Buffett Counts on Goodwill from Geico

Berkshire Hathaway CEO Warren Buffett can always be counted on for some choice words of wisdom in his annual shareholders letter, and among them were some perceptive remarks about one of his holding company’s investments: Geico.

The Oracle of Omaha talked about the value of the insurance company has grown over the years, even though the goodwill associated with it has stayed at the conservative level at which Buffett acquired half the company a decade and a half ago. Forget about goodwill impairments. “When, in 1996, we bought the 50% of Geico we didn’t already own, it cost us about $2.3 billion. That price implied a value of $4.6 billion for 100%. Geico then had tangible net worth of $1.9 billion.

“The excess over tangible net worth of the implied value – $2.7 billion – was what we estimated Geico’s ‘goodwill’ to be worth at that time. That goodwill represented the economic value of the policyholders who were then doing business with GEICO. In 1995, those customers had paid the company $2.8 billion in premiums.

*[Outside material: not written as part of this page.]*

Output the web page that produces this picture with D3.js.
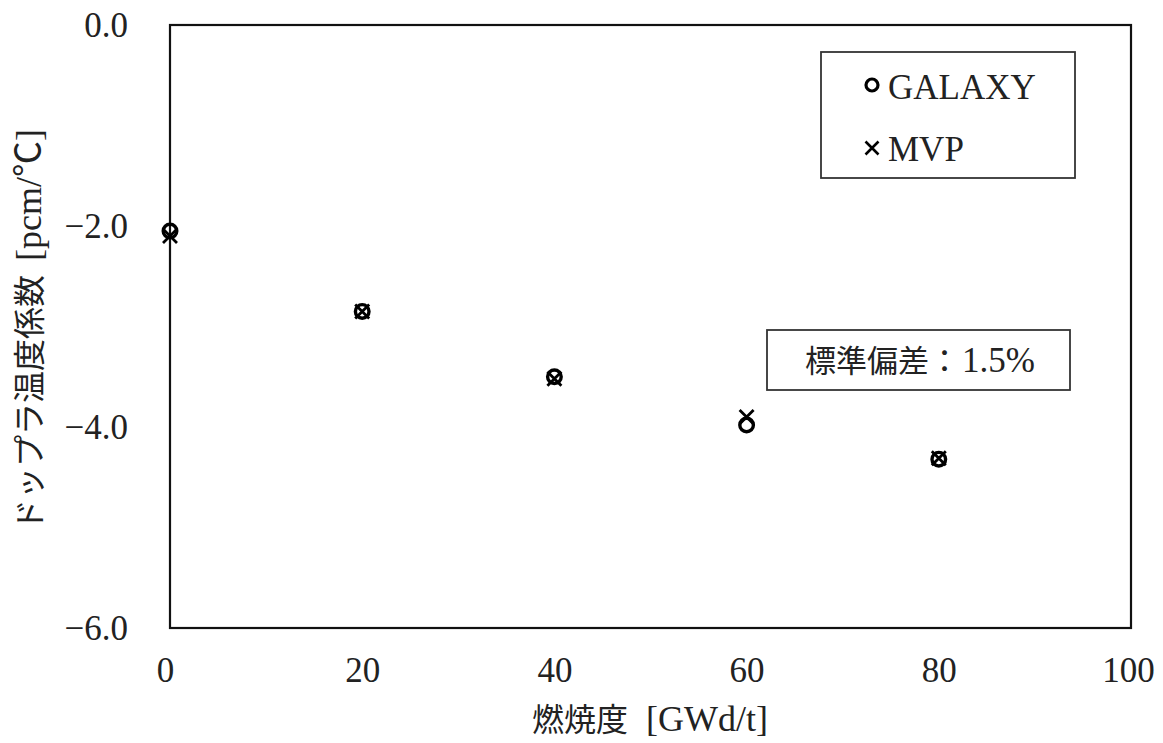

Consequently, we were valuing Geico’s customers at about 97% (2.7/2.8) of what they were annually paying the company. By industry standards, that was a very high price. But Geico was no ordinary insurer: Because of the company’s low costs, its policyholders were consistently profitable and unusually loyal.

“Today, premium volume is $14.3 billion and growing. Yet we carry the goodwill of Geico on our books at only $1.4 billion, an amount that will remain unchanged no matter how much the value of Geico increases. (Under accounting rules, you write down the carrying value of goodwill if its economic value decreases, but leave it unchanged if economic value increases.) Using the 97%-of-premium-volume yardstick we applied to our 1996 purchase, the real value today of Geico’s economic goodwill is about $14 billion. And this value is likely to be much higher ten and twenty years from now. Geico – off to a strong start in 2011 – is the gift that keeps giving.”

It may be that a certain little gecko may be sitting on Mr. Buffett’s desk giving him some Cockney-accented words of wisdom of his own.